The question that now arises is this – From the pleadings and evidence of the parties, is there anything in the conduct of the respondents that will give rise to the conclusion that the respondents behaved fraudulently; that they wilfully remained passive when the five buildings were being erected by the appellants in order afterwards to profit from their mistake From the pleadings and from the evidence accepted by the trial court, the answer should be in the negative. The learned trial judge in his judgment stated categorically – “I have no hesitation in accepting the plaintiffs’ story that the Kuwo trench or drainage is the boundary mark between Ariori family land and Alalubosa family land especially if due regard is paid to the incredible evidence of the defence.” But before we come to the Kuwo trench, what was the respondents’ case It was this:-

  1. That their ancestor Ariori made an outright grant of the area verged green to the ancestor of the appellants Alfa Abibu.
  2. That Ariori also allowed appellants’ ancestor permission to use the marshy area to plant onions hence he was nicknamed Alufa Alalubosa.
  3. That the appellants were therefore on the marshy land now in dispute with the leave and licence of the respondents. In other words, their possession of the land in dispute was not adverse possession.
  4. That for over twenty years the appellants’ family ceased to use the land in dispute for planting onions.
  5. That about 1967 the appellants started putting up buildings on the land in dispute and the respondents protested; warned the appellants to desist; reported the matter to the Olubadan in-Council. In spite of all these steps taken by the respondents to assert their right the appellants persisted in their acts of trespass – the building of the 5 houses.

With the greatest respect to the learned trial Judge, the above facts (which he believed) do not support his conclusion that “the plaintiffs have acquiesced for too long a time in the defendants’ acts of trespass and they are deemed to have waived their rights to sue for trespass.” There was no acquiescence at all. But the respondents have not appealed against the dismissal of their case for trespass. In the court below, it was submitted, as was also done in this Court that acquiescence in law has the effect of extinguishing a plaintiffs title and reliance was placed on the case of Atuanya v. Onyejekwe (1975) 3 S.C. 161 at p. 171. In that case this court held at p. 171 that:-

“It is our view that the evidence and the particular circumstances of this case are such that the doctrine of acquiescence cannot be invoked … ”

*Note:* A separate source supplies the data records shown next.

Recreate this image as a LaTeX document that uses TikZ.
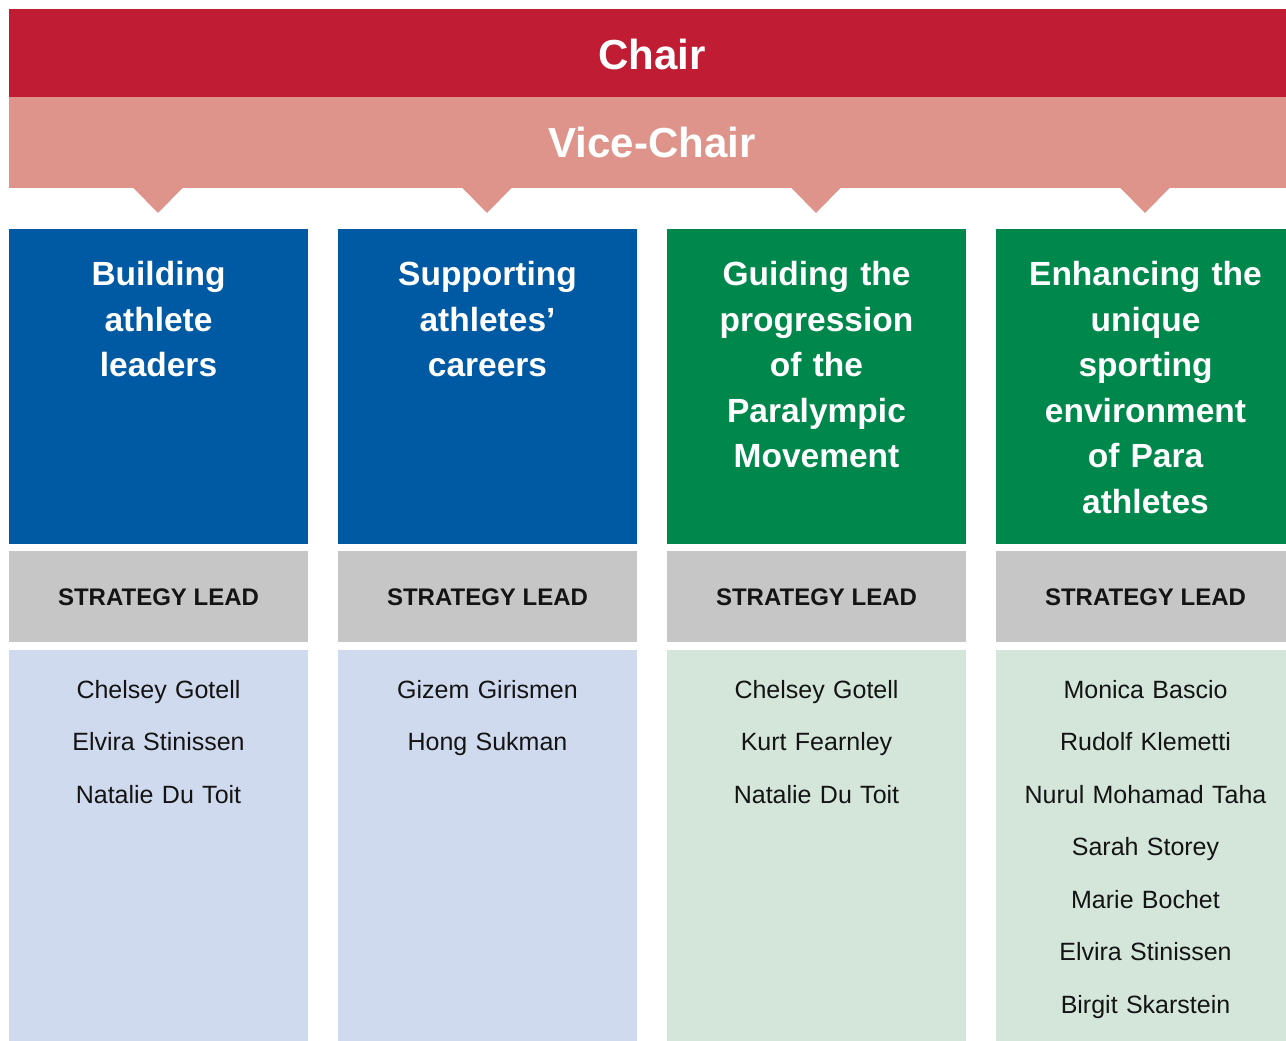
\documentclass[tikz,border=0pt]{standalone}
\usepackage{fontspec}
\setmainfont{Liberation Sans}
\definecolor{chairred}{RGB}{192,28,51}
\definecolor{vicepink}{RGB}{222,148,138}
\definecolor{pblue}{RGB}{0,89,163}
\definecolor{pgreen}{RGB}{0,135,76}
\definecolor{sgray}{RGB}{198,198,198}
\definecolor{lblue}{RGB}{208,218,238}
\definecolor{lgreen}{RGB}{212,230,218}
\definecolor{ink}{RGB}{20,20,20}
\begin{document}
\begin{tikzpicture}[x=1pt,y=-1pt,
  bar/.style={draw=none,inner sep=0,outer sep=0,minimum width=1286pt,anchor=north west},
  colbox/.style={draw=none,inner sep=0,outer sep=0,minimum width=299pt,anchor=north west},
  titletxt/.style={text=white,font=\fontsize{42}{48}\selectfont\bfseries},
  headtxt/.style={text=white,font=\fontsize{33.5}{45.5}\selectfont\bfseries,align=center,text width=295pt,inner sep=0,anchor=north},
  leadtxt/.style={text=ink,font=\fontsize{24}{28}\selectfont\bfseries,inner sep=0},
  nametxt/.style={text=ink,font=\fontsize{25}{52.5}\selectfont,align=center,text width=295pt,inner sep=0,anchor=north},
  arrowtri/.style={fill=vicepink,draw=none}]
\useasboundingbox (0,0) rectangle (1286,1041);
\clip (0,0) rectangle (1286,1041);
% top bars
\node[bar,fill=chairred,minimum height=88pt] (chair) at (9,9) {};
\node[bar,fill=vicepink,minimum height=91pt] (vice) at (9,97) {};
\node[titletxt] (chairt) at (652,54) {Chair};
\node[titletxt] (vicet) at (652,142.5) {Vice-Chair};
% pointers
\foreach \cx/\nm in {158/p1,487/p2,816/p3,1145/p4}{
  \coordinate (\nm l) at (\cx-25,187.5);
  \coordinate (\nm r) at (\cx+25,187.5);
  \coordinate (\nm t) at (\cx,213);
  \fill[arrowtri] (\nm l) -- (\nm t) -- (\nm r) -- cycle;
}
% columns
\foreach \x/\c/\lc/\i in {9/pblue/lblue/1,338/pblue/lblue/2,667/pgreen/lgreen/3,996/pgreen/lgreen/4}{
  \node[colbox,fill=\c,minimum height=315pt] (head\i) at (\x,229) {};
  \node[colbox,fill=sgray,minimum height=91pt] (lead\i) at (\x,551) {};
  \node[colbox,fill=\lc,minimum height=391pt] (names\i) at (\x,650) {};
  \node[leadtxt] (leadt\i) at (\x+149.5,597) {STRATEGY LEAD};
}
% headings
\node[headtxt] (h1) at (158.5,261.5) {Building\\athlete\\leaders};
\node[headtxt] (h2) at (487.5,261.5) {Supporting\\athletes’\\careers};
\node[headtxt] (h3) at (816.5,261.5) {Guiding the\\progression\\of the\\Paralympic\\Movement};
\node[headtxt] (h4) at (1145.5,261.5) {Enhancing the\\unique\\sporting\\environment\\of Para\\athletes};
% names
\node[nametxt] (n1) at (158.5,680) {Chelsey Gotell\\Elvira Stinissen\\Natalie Du Toit};
\node[nametxt] (n2) at (487.5,680) {Gizem Girismen\\Hong Sukman};
\node[nametxt] (n3) at (816.5,680) {Chelsey Gotell\\Kurt Fearnley\\Natalie Du Toit};
\node[nametxt] (n4) at (1145.5,680) {Monica Bascio\\Rudolf Klemetti\\Nurul Mohamad Taha\\Sarah Storey\\Marie Bochet\\Elvira Stinissen\\Birgit Skarstein};
\end{tikzpicture}
\end{document}
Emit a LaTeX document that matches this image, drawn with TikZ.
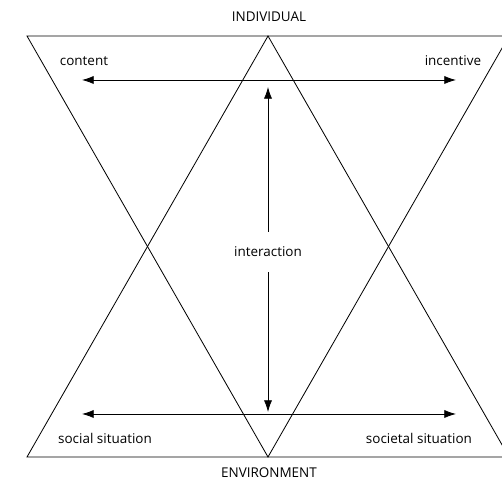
\documentclass[tikz,border=0pt]{standalone}
\usepackage{fontspec}
\setmainfont{Open Sans}
\usepackage{tikz}
\usetikzlibrary{arrows.meta}

\tikzset{
  edge/.style={line width=0.7pt},
  flow/.style={line width=0.7pt, -{Latex[length=10pt,width=7pt]}},
  twoway/.style={line width=0.7pt, {Latex[length=10pt,width=7pt]}-{Latex[length=10pt,width=7pt]}},
  lbl/.style={font=\fontsize{11.5}{13}\selectfont, inner sep=1pt},
}

\begin{document}
\begin{tikzpicture}[x=0.03cm, y=0.03cm]
\useasboundingbox (0,0) rectangle (502,483);

% Corners of the two crossing triangles
\coordinate (tl) at (27,447);
\coordinate (tr) at (509,447);
\coordinate (bl) at (27,26);
\coordinate (br) at (509,26);
\coordinate (top) at (268,447);
\coordinate (bot) at (268,26);

\draw[edge] (tl) -- (tr) -- (bot) -- cycle;
\draw[edge] (bl) -- (br) -- (top) -- cycle;

% Labels
\node[lbl] (indiv) at (269,466) {INDIVIDUAL};
\node[lbl] (env) at (269,10) {ENVIRONMENT};
\node[lbl] (content) at (84,422) {content};
\node[lbl] (incent) at (453,422) {incentive};
\node[lbl] (social) at (105,45) {social situation};
\node[lbl] (societal) at (419,45) {societal situation};
\node[lbl, minimum height=1.2cm] (inter) at (268,231) {interaction};

% Arrow ends
\coordinate (ul) at (82,403);
\coordinate (ur) at (456,403);
\coordinate (ll) at (82,69);
\coordinate (lr) at (456,69);
\coordinate (vt) at (268,396);
\coordinate (vb) at (268,71);

% Arrows
\draw[twoway] (ul) -- (ur);
\draw[twoway] (ll) -- (lr);
\draw[flow] (inter) -- (vt);
\draw[flow] (inter) -- (vb);

\end{tikzpicture}
\end{document}
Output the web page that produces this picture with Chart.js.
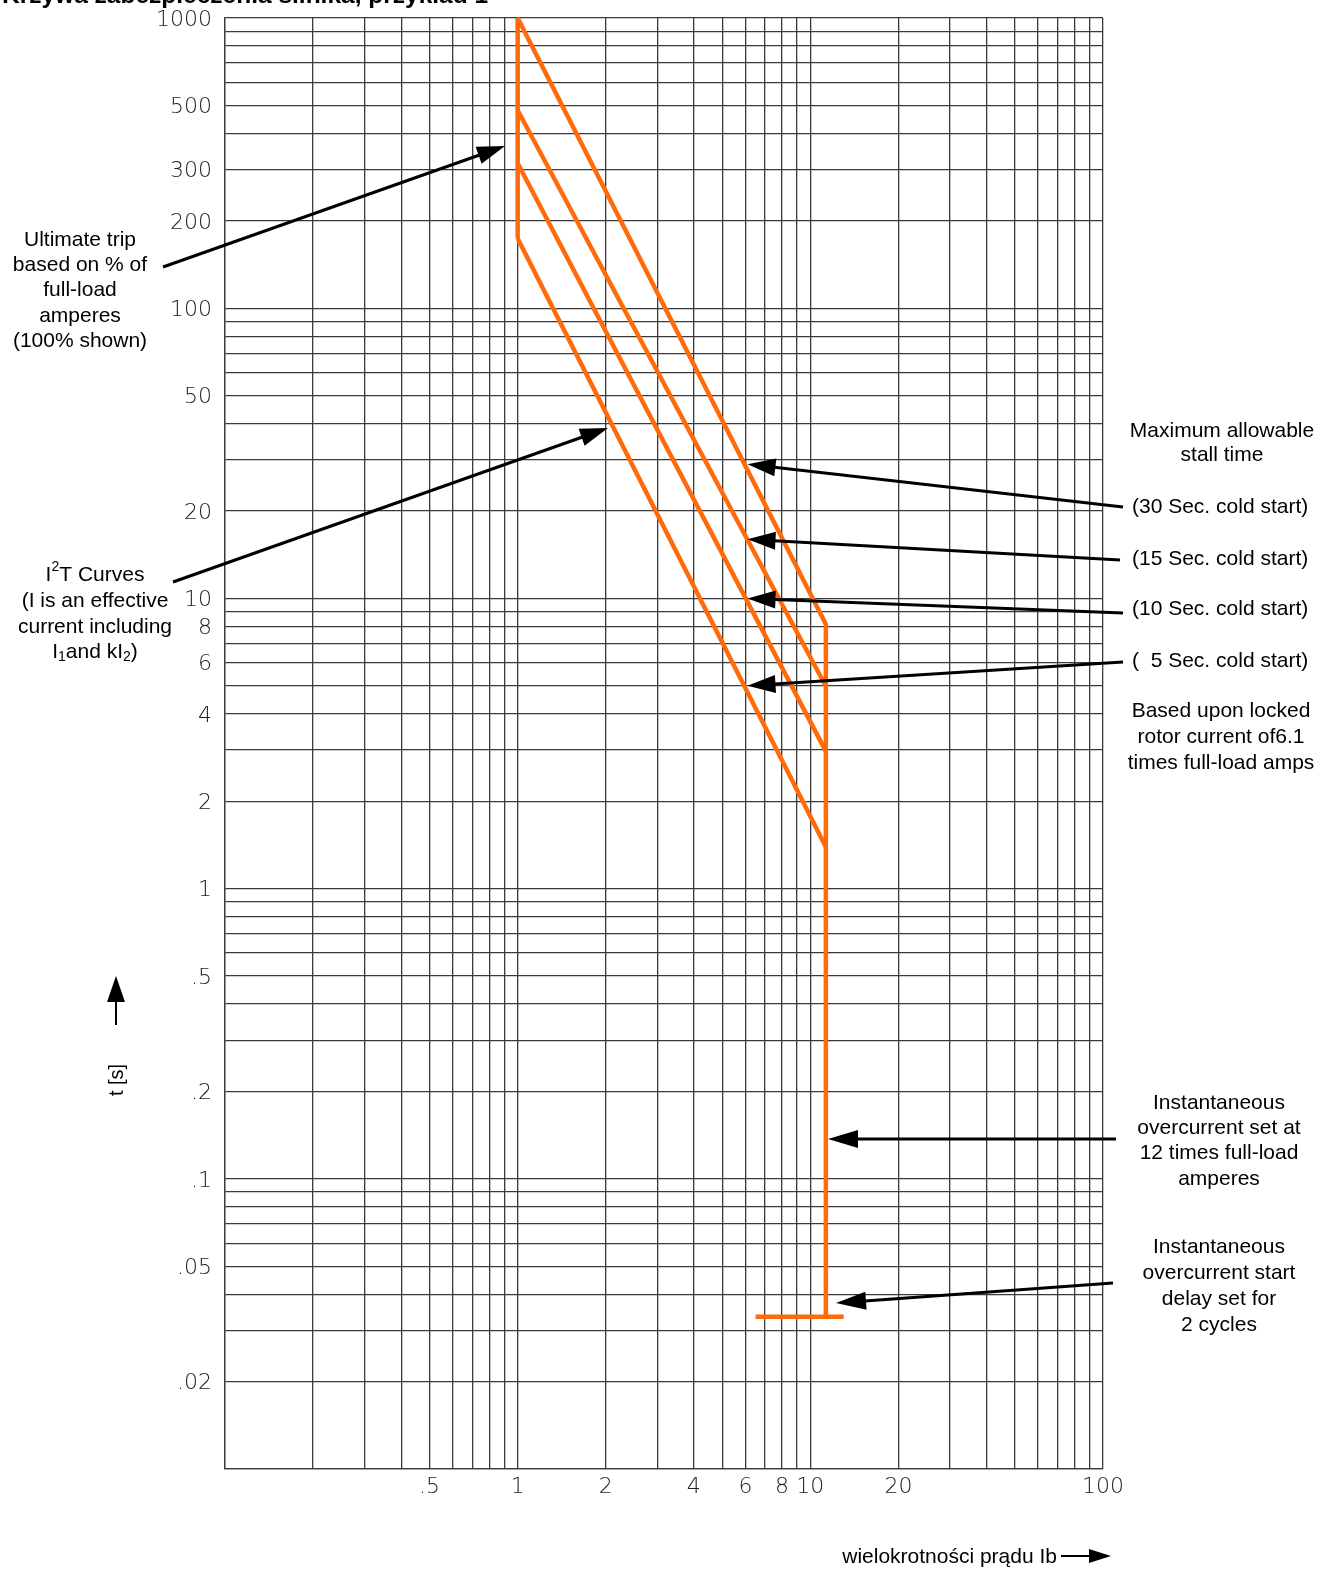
<!DOCTYPE html>
<html>
<head>
<meta charset="utf-8">
<script src="https://cdn.jsdelivr.net/npm/chart.js@4.4.1/dist/chart.umd.min.js"></script>
<style>
  html, body { margin: 0; padding: 0; background: #fff; }
  #wrap { position: relative; width: 1324px; height: 1570px; }
</style>
</head>
<body>
<div id="wrap"><canvas id="chart"></canvas></div>
<script>
// siatka logarytmiczna i opisy osi
const xDecades = [0.1, 1, 10];
const yDecades = [0.01, 0.1, 1, 10, 100];
const xTickValues = [0.5, 1, 2, 4, 6, 8, 10, 20, 100];
const xTickLabels = ['.5', '1', '2', '4', '6', '8', '10', '20', '100'];
const yTickValues = [1000, 500, 300, 200, 100, 50, 20, 10, 8, 6, 4, 2, 1, 0.5, 0.2, 0.1, 0.05, 0.02];
const yTickLabels = ['1000', '500', '300', '200', '100', '50', '20', '10', '8', '6', '4', '2', '1', '.5', '.2', '.1', '.05', '.02'];

// krzywe (wielokrotnosc Ib -> czas w s)
const tripCurrent = [1, 1];
const tripTime = [174, 1000];
const i2tCurrent = [1, 11.3];
const i2t30 = [1000, 8.15];
const i2t15 = [481, 4.98];
const i2t10 = [316, 2.97];
const i2t5 = [174, 1.39];
const instCurrent = [11.3, 11.3];
const instTime = [8.15, 0.0335];
const delayCurrent = [6.5, 13];
const delayTime = [0.0335, 0.0335];

// punkty wskazywane strzalkami
const stallCurrent = 6.1;
const stallTimes = [29, 16, 10, 5];
const stallLabels = ['(30 Sec. cold start)', '(15 Sec. cold start)', '(10 Sec. cold start)', '(  5 Sec. cold start)'];

const orange = '#ff6a0a';
const gridColor = '#3a3a3a';

function grid(decades, last) {
  const out = [];
  decades.forEach(d => { for (let k = 1; k <= 9; k++) out.push(+(d * k).toPrecision(3)); });
  out.push(last);
  return out;
}

function labelFor(v, values, labels) {
  const i = values.findIndex(t => Math.abs(t - v) / t < 1e-6);
  return i < 0 ? '' : labels[i];
}

function pts(xs, ys) {
  return xs.map((x, i) => ({x: x, y: ys[i]}));
}

const outline = [...pts(tripCurrent, tripTime), ...pts(i2tCurrent, i2t30), ...pts(instCurrent, instTime)]
  .filter((p, i, a) => i === 0 || p.x !== a[i - 1].x || p.y !== a[i - 1].y);

function curve(data) {
  return {
    data: data, showLine: true, borderColor: orange, borderWidth: 4.5,
    pointRadius: 0, clip: false, borderJoinStyle: 'bevel', borderCapStyle: 'butt'
  };
}

function arrow(ctx, x1, y1, x2, y2, len, half, lw) {
  const a = Math.atan2(y2 - y1, x2 - x1);
  const bx = x2 - len * Math.cos(a), by = y2 - len * Math.sin(a);
  ctx.lineWidth = lw;
  ctx.beginPath(); ctx.moveTo(x1, y1); ctx.lineTo(bx + Math.cos(a), by + Math.sin(a)); ctx.stroke();
  ctx.beginPath();
  ctx.moveTo(x2, y2);
  ctx.lineTo(bx + half * Math.sin(a), by - half * Math.cos(a));
  ctx.lineTo(bx - half * Math.sin(a), by + half * Math.cos(a));
  ctx.closePath(); ctx.fill();
}

const FONT = '"Liberation Sans", Arial, sans-serif';

function lines(ctx, arr, x, y0, step) {
  ctx.textAlign = 'center';
  arr.forEach((t, i) => ctx.fillText(t, x, y0 + i * step));
}

// linia z indeksami dolnymi / gornymi
function richLine(ctx, runs, cx, y) {
  const big = '21px ' + FONT, small = '14px ' + FONT;
  let w = 0;
  runs.forEach(r => { ctx.font = (r.sub || r.sup) ? small : big; w += ctx.measureText(r.t).width; });
  let x = cx - w / 2;
  ctx.textAlign = 'left';
  runs.forEach(r => {
    ctx.font = (r.sub || r.sup) ? small : big;
    const dy = r.sub ? 5 : (r.sup ? -8 : 0);
    ctx.fillText(r.t, x, y + dy);
    x += ctx.measureText(r.t).width;
  });
  ctx.font = big;
}

const notes = {
  id: 'notes',
  afterDraw(chart) {
    const ctx = chart.ctx;
    const xs = chart.scales.x, ys = chart.scales.y;
    ctx.save();
    ctx.fillStyle = '#000';
    ctx.strokeStyle = '#000';
    ctx.textBaseline = 'alphabetic';

    ctx.font = 'bold 24.5px ' + FONT;
    ctx.textAlign = 'left';
    ctx.fillText('Krzywa zabezpieczenia silnika, przykład 1', 2, 3);

    ctx.font = '21px ' + FONT;
    ctx.textBaseline = 'middle';
    lines(ctx, ['Ultimate trip', 'based on % of', 'full-load', 'amperes', '(100% shown)'], 80, 240, 25.3);
    arrow(ctx, 163, 267, 505, 146, 28, 9, 3);

    richLine(ctx, [{t: 'I'}, {t: '2', sup: 1}, {t: 'T Curves'}], 95, 575);
    lines(ctx, ['(I is an effective', 'current including'], 95, 601, 26);
    richLine(ctx, [{t: 'I'}, {t: '1', sub: 1}, {t: 'and kI'}, {t: '2', sub: 1}, {t: ')'}], 95, 652);
    arrow(ctx, 173, 582, 608, 428, 28, 9, 3);

    lines(ctx, ['Maximum allowable', 'stall time'], 1222, 431, 24.5);
    const tails = [[1123, 507], [1120, 560], [1123, 613], [1123, 662]];
    const labY = [507, 559, 609, 661];
    stallTimes.forEach((t, i) => {
      ctx.textAlign = 'left';
      ctx.fillText(stallLabels[i], 1132, labY[i]);
      arrow(ctx, tails[i][0], tails[i][1], xs.getPixelForValue(stallCurrent), ys.getPixelForValue(t), 28, 9, 3);
    });
    lines(ctx, ['Based upon locked', 'rotor current of6.1', 'times full-load amps'], 1221, 711, 26);

    lines(ctx, ['Instantaneous', 'overcurrent set at', '12 times full-load', 'amperes'], 1219, 1103, 25.3);
    arrow(ctx, 1116, 1139, 828, 1139, 30, 9, 3);
    lines(ctx, ['Instantaneous', 'overcurrent start', 'delay set for', '2 cycles'], 1219, 1247, 26);
    arrow(ctx, 1113, 1283, 836, 1303, 30, 9, 3);

    // opis osi X
    ctx.textAlign = 'right';
    ctx.fillText('wielokrotności prądu Ib', 1057, 1557);
    arrow(ctx, 1061, 1556, 1111, 1556, 22, 7, 2);

    // opis osi Y
    ctx.save();
    ctx.translate(117, 1080);
    ctx.rotate(-Math.PI / 2);
    ctx.textAlign = 'center';
    ctx.font = '20px ' + FONT;
    ctx.fillText('t [s]', 0, 0);
    ctx.restore();
    arrow(ctx, 116, 1025, 116, 976, 26, 9, 2);

    ctx.restore();
  }
};

const tickFont = {family: "'DejaVu Sans', sans-serif", size: 22, weight: 200};

new Chart(document.getElementById('chart'), {
  type: 'scatter',
  data: {
    datasets: [
      curve(outline),
      curve(pts(i2tCurrent, i2t15)),
      curve(pts(i2tCurrent, i2t10)),
      curve(pts(i2tCurrent, i2t5)),
      curve(pts(delayCurrent, delayTime))
    ]
  },
  options: {
    responsive: true,
    maintainAspectRatio: false,
    animation: false,
    events: [],
    layout: {padding: {left: 0, right: 221, top: 18, bottom: 0}},
    plugins: {legend: {display: false}, tooltip: {enabled: false}},
    scales: {
      x: {
        type: 'logarithmic', min: 0.1, max: 100,
        afterBuildTicks: s => { s.ticks = grid(xDecades, 100).map(v => ({value: v})); },
        afterFit: s => { s.height = 101; },
        grid: {color: gridColor, lineWidth: 1.3, drawTicks: false},
        border: {color: gridColor, width: 1.3},
        ticks: {
          autoSkip: false, maxRotation: 0, padding: 5, color: '#222', font: tickFont,
          callback: v => labelFor(v, xTickValues, xTickLabels)
        }
      },
      y: {
        type: 'logarithmic', min: 0.01, max: 1000,
        afterBuildTicks: s => { s.ticks = grid(yDecades, 1000).map(v => ({value: v})); },
        afterFit: s => { s.width = 225; s.paddingTop = 0; s.paddingBottom = 0; },
        grid: {color: gridColor, lineWidth: 1.3, drawTicks: false},
        border: {color: gridColor, width: 1.3},
        ticks: {
          autoSkip: false, padding: 13, labelOffset: 2, color: '#222', font: tickFont,
          callback: v => labelFor(v, yTickValues, yTickLabels)
        }
      }
    }
  },
  plugins: [notes]
});
</script>
</body>
</html>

The Court below after referring to Atuanya’s case supra observed and rightly in my view:-

“But the case in hand is entirely different. I think, on the evidence, the learned trial judge was quite liberal in allowing the buildings to stand on the land in dispute.”

I share that view too. The defence of acquiescence presupposes adverse possession. Such a plea cannot succeed where, as in this case, the appellants were on the land with the leave and licences of the respondents. They ought to know that their root of title derived from the respondents. In putting up those 5 buildings, they could not be acting in the bona fide belief that they were owners. Since laches and acquiescence are equitable reliefs, the bona fides of the possessor becomes material. I entirely agree with Lord Cranworth that “if a stranger builds on my land, knowing it to be mine, there is no principle of equity which would prevent my claiming the land with the benefit of the expenditure made on it. There would be nothing in my conduct, active or passive, making it inequitable in me to assert my legal rights: Ramsden v. Dyson ibid pp. 140-141: Nwakobi v. Nzekwu (1961) All N.L.R. 445 at p. 450.

As the Court below observed, the learned trial judge was very liberal in allowing the 5 buildings to stand on the land in dispute. For my part, I will only add that the appellants are very lucky that the respondents did not file a cross appeal.

We did not call on learned counsel for the respondents to reply because there was no need for that.

In the final result, for the above reasons and for the fuller reasons given in the leading judgment of my learned brother Uwais J.S.C., I too will dismiss this appeal and it is hereby dismissed with costs to the respondents which I assess at N300.00.